また本実施形態の箱施用剤散布機40は、以上のように構成されている。即ち、各散布ユニット44は、ユニット側クラッチ操作レバー80を備える。支持フレーム43には、フレーム側クラッチ操作レバー85と、クラッチの操作力を伝達するクラッチ操作力伝達ワイヤ86と、が配置されている。フレーム側クラッチ操作レバー85は、クラッチ操作力伝達ワイヤ86と連動するように構成される。フレーム側クラッチ操作レバー85及びユニット側クラッチ操作レバー80接触部材は、前記フレーム側クラッチ操作レバー85がクラッチ操作力伝達ワイヤ86によって所定方向に変位させられる際に、互いに接触して前記ユニット側クラッチ部材49を変位させる。
これにより、クラッチの操作力に応じてユニット側クラッチ部材49を変位させ、クラッチを切り替えることができる。更に、ユニット側クラッチ操作レバー80とフレーム側クラッチ操作レバー85との接触部分を境にして、散布ユニット44と支持フレーム43とを分離することができる。これにより、散布ユニット44を取り外す際にクラッチを操作するための機構を取り外すような手間がなく、当該取外し作業を容易に行うことができる。
また本実施形態の田植機1は、以下のように構成されている。即ち、この田植機1は、苗載台39を備える。箱施用剤散布機40は、取付位置から取り外した散布ユニット44を一時的に乗せることが可能な仮置きステー96を備える。苗載台39は、その一部を分離させることが可能に構成される。そして、散布ユニット44を仮置きステー96に乗せることで形成されたスペースに、分離させた苗載台39bを配置することが可能である。
上記のように、散布ユニット44をいったん取り外し、仮置きステー96に載せることで、当該散布ユニット44が元あった場所にスペースを空けることができる。そして、この空いたスペースに、分離させた苗載台39bを配置することができる。

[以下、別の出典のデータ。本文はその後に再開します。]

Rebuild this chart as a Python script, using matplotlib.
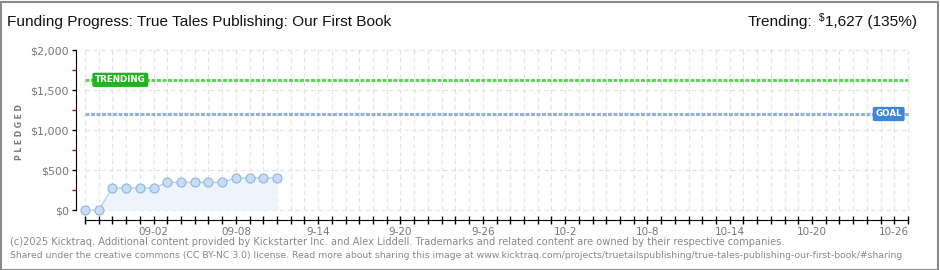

以上に本発明の好適な実施の形態について説明したが、上記の構成は例えば以下のように構成することができる。
上記実施形態では、田植機は8条用の田植機として構成したが、これに限らず、3条以上の田植機であれば、本発明の構成を適用することができる。
また上記実施形態では、各散布ユニット44は繰出部46を2つずつ備える構成としたが、繰出部が1つのみの散布ユニットがあっても良い。特に、田植機が奇数条用の場合、繰出部が2つの散布ユニットを1つ以上と、繰出部が1つの散布ユニットを1つ設けることにより、条の数と繰出部の数とを一致させることができる。
本発明の構成は、箱施用剤散布機に限らず、固形体を散布するための固形体散布機全般に適用することができる。例えば、本発明の構成を、粒状の肥料を散布するための施肥機に適用することができる。
また、上記のように施肥機に本発明の構成を適用する場合、以下のように構成しても良い。即ち、図14に示すように、上記実施形態の構成のシュータ47の代わりに、苗載台39を貫通して設地面近傍まで延びるフレキシブルチューブ93を繰出部46の下部に接続する。そして、図15に示すように、このフレキシブルチューブ93の下端を作溝器38に接続して、ホッパ45内に肥料を供給することにより、施肥機95として機能させることができる。これにより、施肥機と箱施用剤散布機の部品を共通化することができる。
また、作業車両は田植機に限らない。例えば、本発明の固形体散布機を、トラクタに搭載される土壌改質材散布機として構成しても良い。